Most well-read church members shy away from books that even hint of preachiness or schmaltz. Ordinarily I would not have read a Deseret Book publication catalogued under “genealogy.” The Cocoon, however, was a pleasant surprise: the moral was clear, it was generally well written, the tears occasionally flowed freely and only the most cynical reader would be “put off” by its contents.
The personal interplay between Carrie Langue, a young, empathetic student who craves love, and Marjorie Thorpe, her demanding, emotionally scarred French teacher, is a sensitive drama of communication. In fact, one could eliminate the last thirty pages and market the book nationally as a poignant short story of a human relationship.
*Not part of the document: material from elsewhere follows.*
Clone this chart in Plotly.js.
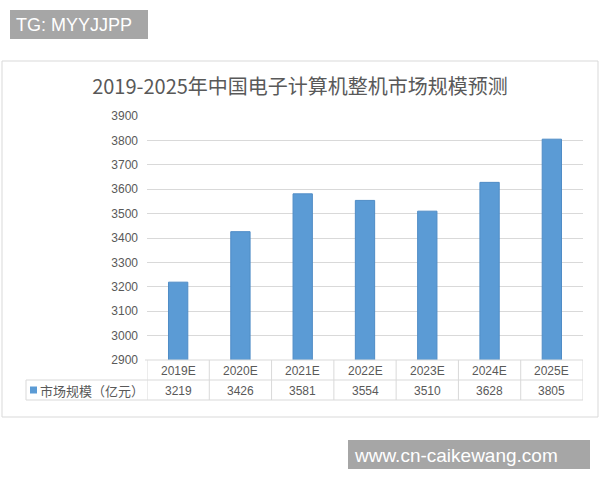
<!DOCTYPE html>
<html>
<head>
<meta charset="utf-8">
<script src="https://cdn.plot.ly/plotly-3.0.1.min.js"></script>
<style>html,body{margin:0;padding:0;background:#fff;}#chart{width:600px;height:480px;}</style>
</head>
<body>
<div id="chart"></div>
<script>
const categories = ["2019E", "2020E", "2021E", "2022E", "2023E", "2024E", "2025E"];
const marketSize = [3219, 3426, 3581, 3554, 3510, 3628, 3805];
const seriesName = "市场规模（亿元）";
const yTicks = [2900, 3000, 3100, 3200, 3300, 3400, 3500, 3600, 3700, 3800, 3900];
const titleText = "2019-2025年中国电子计算机整机市场规模预测";
const watermarkTop = "TG: MYYJJPP";
const watermarkBottom = "www.cn-caikewang.com";

const W = 600, H = 480;
const L = 147, R = 583, T = 116, B = 360;
const pw = R - L, ph = B - T;
const px = x => (x - L) / pw;
const py = y => (B - y) / ph;

const grey = "#595959";
const lineGrey = "#d9d9d9";
const cjk = "'Noto Sans CJK SC', 'Noto Sans', sans-serif";
const num = "'Liberation Sans', Arial, sans-serif";

const shapes = [];
const annotations = [];

// outer chart frame
shapes.push({type: "rect", xref: "paper", yref: "paper", x0: px(2), x1: px(598), y0: py(61), y1: py(417),
  line: {color: "#d9d9d9", width: 1}, fillcolor: "rgba(0,0,0,0)", layer: "below"});

// data table lines
shapes.push({type: "line", xref: "paper", yref: "paper", x0: px(145), x1: px(583), y0: py(360), y1: py(360), line: {color: lineGrey, width: 1}});
[380, 400].forEach(y => shapes.push({type: "line", xref: "paper", yref: "paper", x0: px(26), x1: px(583), y0: py(y), y1: py(y), line: {color: lineGrey, width: 1}}));
shapes.push({type: "line", xref: "paper", yref: "paper", x0: px(26), x1: px(26), y0: py(380), y1: py(400), line: {color: lineGrey, width: 1}});
for (let i = 0; i <= categories.length; i++) {
  shapes.push({type: "line", xref: "x", yref: "paper", x0: i - 0.5, x1: i - 0.5, y0: py(360), y1: py(400), line: {color: lineGrey, width: 1}});
}
// legend key square
shapes.push({type: "rect", xref: "paper", yref: "paper", x0: px(30), x1: px(37), y0: py(386.5), y1: py(393.5),
  fillcolor: "#5B9BD5", line: {width: 0}});

categories.forEach((c, i) => {
  annotations.push({x: c, xref: "x", y: py(370.5), yref: "paper", text: c, showarrow: false,
    font: {family: num, size: 12, color: grey}, xanchor: "center", yanchor: "middle"});
  annotations.push({x: c, xref: "x", y: py(390.5), yref: "paper", text: String(marketSize[i]), showarrow: false,
    font: {family: num, size: 12, color: grey}, xanchor: "center", yanchor: "middle"});
});
annotations.push({x: px(38), xref: "paper", y: py(390), yref: "paper", text: seriesName, showarrow: false,
  font: {family: cjk, size: 13, color: grey}, xanchor: "left", yanchor: "middle"});

// watermarks
shapes.push({type: "rect", xref: "paper", yref: "paper", x0: px(10), x1: px(148), y0: py(10), y1: py(39), fillcolor: "#a6a6a6", line: {width: 0}});
annotations.push({x: px(14), xref: "paper", y: py(25), yref: "paper", text: watermarkTop, showarrow: false,
  font: {family: num, size: 18, color: "#ffffff"}, xanchor: "left", yanchor: "middle"});
shapes.push({type: "rect", xref: "paper", yref: "paper", x0: px(348), x1: px(590), y0: py(440), y1: py(469), fillcolor: "#a6a6a6", line: {width: 0}});
annotations.push({x: px(352), xref: "paper", y: py(455), yref: "paper", text: watermarkBottom, showarrow: false,
  font: {family: num, size: 19, color: "#ffffff"}, xanchor: "left", yanchor: "middle"});

const trace = {
  type: "bar",
  x: categories,
  y: marketSize,
  base: 0,
  name: seriesName,
  marker: {color: "#5B9BD5", line: {color: "#4F8CC6", width: 1}},
  hoverinfo: "x+y"
};

const layout = {
  width: W, height: H,
  margin: {l: L, r: W - R, t: T, b: H - B, pad: 0},
  paper_bgcolor: "#ffffff",
  plot_bgcolor: "#ffffff",
  showlegend: false,
  bargap: 0.69,
  title: {text: titleText, font: {family: cjk, size: 20, color: grey}, x: 0.5, xref: "container", xanchor: "center",
    y: 1 - 87 / H, yref: "container", yanchor: "middle"},
  xaxis: {type: "category", range: [-0.5, categories.length - 0.5], showticklabels: false, showgrid: false,
    zeroline: false, showline: false, ticks: "", fixedrange: true},
  yaxis: {range: [2900, 3900], tickvals: yTicks, ticktext: yTicks.map(String), showgrid: true, gridcolor: lineGrey, gridwidth: 1,
    zeroline: false, showline: false, ticks: "", ticklabelstandoff: 8,
    tickfont: {family: num, size: 12, color: grey}, fixedrange: true},
  shapes: shapes,
  annotations: annotations
};

Plotly.newPlot("chart", [trace], layout, {displayModeBar: false, staticPlot: true});
</script>
</body>
</html>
The last third of the book, a report of Carrie’s conversion and her subsequent genealogical research and temple work for her friend, is not necessary to make it a meaningful story. Although it brings the story to a rewarding conclusion, it not only limits the market to an LDS audience, but it reads like an appendix.
The book is divided into three sections: Cocoon, Metamorphosis and Right. The symbolism is obvious. In the “Cocoon” the reader is intimately drawn into the lives of two women who are so wrapped up in personal needs that they are unable to break out of their protective shells without the warmth of each other’s love. Mrs. Baxter describes their relationship skillfully and engagingly. The “Metamorphosis” gives a glimpse of the changes that self-confidence has brought to their lives: marriage for Carrie and a pleasure-filled excursion for Mme. Thorpe. The “Flight” records that final step which most of us fail to take. Carrie puts forth the effort required to free her friend (taken by unexpected death) for an eternal journey.
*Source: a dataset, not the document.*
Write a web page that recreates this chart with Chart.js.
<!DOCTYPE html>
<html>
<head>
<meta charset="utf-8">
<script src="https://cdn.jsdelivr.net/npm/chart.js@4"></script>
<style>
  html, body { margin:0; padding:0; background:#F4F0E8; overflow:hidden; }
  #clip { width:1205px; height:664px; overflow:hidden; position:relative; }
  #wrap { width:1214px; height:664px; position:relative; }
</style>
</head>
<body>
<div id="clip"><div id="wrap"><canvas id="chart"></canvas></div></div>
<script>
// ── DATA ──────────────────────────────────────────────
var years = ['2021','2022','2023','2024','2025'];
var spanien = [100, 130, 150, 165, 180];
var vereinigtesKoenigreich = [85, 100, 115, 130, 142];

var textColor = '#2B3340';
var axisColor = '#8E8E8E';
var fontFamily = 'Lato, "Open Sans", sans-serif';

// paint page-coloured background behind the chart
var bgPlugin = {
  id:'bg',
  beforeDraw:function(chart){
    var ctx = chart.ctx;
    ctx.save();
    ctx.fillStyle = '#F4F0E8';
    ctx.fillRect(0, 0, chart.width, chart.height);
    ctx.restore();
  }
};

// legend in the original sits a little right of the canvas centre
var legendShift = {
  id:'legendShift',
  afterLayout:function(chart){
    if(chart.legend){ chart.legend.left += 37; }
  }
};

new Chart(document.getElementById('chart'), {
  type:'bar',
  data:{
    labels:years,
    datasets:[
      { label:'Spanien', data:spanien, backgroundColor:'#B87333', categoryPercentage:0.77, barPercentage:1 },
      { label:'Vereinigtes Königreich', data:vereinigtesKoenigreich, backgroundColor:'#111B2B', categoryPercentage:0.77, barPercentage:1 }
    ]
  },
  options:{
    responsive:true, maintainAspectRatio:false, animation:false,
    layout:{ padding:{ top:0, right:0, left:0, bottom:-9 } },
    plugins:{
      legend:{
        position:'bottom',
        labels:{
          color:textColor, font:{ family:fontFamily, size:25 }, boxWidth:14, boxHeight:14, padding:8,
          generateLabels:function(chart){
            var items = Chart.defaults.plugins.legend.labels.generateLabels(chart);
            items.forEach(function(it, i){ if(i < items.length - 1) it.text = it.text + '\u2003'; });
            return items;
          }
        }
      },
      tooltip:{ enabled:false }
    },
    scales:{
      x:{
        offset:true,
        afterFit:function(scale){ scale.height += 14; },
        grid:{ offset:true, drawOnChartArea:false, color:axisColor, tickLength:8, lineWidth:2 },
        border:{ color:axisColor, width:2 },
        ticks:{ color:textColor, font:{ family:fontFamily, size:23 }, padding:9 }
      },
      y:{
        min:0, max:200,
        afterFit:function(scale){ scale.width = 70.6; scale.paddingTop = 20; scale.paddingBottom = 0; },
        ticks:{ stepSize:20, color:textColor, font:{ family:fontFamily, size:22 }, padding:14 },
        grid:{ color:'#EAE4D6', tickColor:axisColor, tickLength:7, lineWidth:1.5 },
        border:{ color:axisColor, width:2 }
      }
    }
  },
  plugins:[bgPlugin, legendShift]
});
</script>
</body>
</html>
The subject matter of the last two sections is as lofty as that of the first; the presentation is not. The reader is suddenly removed from the intimacy that was so entrancing throughout the first sixty pages and is simply told the next eleven years of history in seven letters and twenty-one journal entries. One entry is a clear thesis statement of the entire book:
“I have gained a personal testimony that relationships are eternal and are meant to be so, that we form friendships in the pre-existence that may continue during our second estate. I believe that those friendships will continue and endure through eternities. This is why it is so hard for us to part with someone we love . . . Instinctively we know that loneliness is not natural … ”
I had, earlier in the hook, felt the pain of loneliness and the healing power of love. I was deeply moved by it. It seemed unnecessary to be told the conclusions I had already reached.
I understand the difficulty of trying to communicate the intense spiritual feelings associated with doing temple work for someone you love. Experiences that are uniquely Mormon are seldom communicated convincingly in writing, even to an LDS audience. Perhaps Mrs. Baxter felt that a simple understatement would be preferable to a didactic novel on the joys of temple work. If so, she was right. However, the first section of the book shows that she does have the skill to handle emotional subject matter with sensitivity and control. I wish that she had attempted to treat the “Flight” in the same way.
The Cocoon by Cheryl Ann Baxter, Salt Lake City: Deseret Book Co., 1980, 90 pp., $4.95.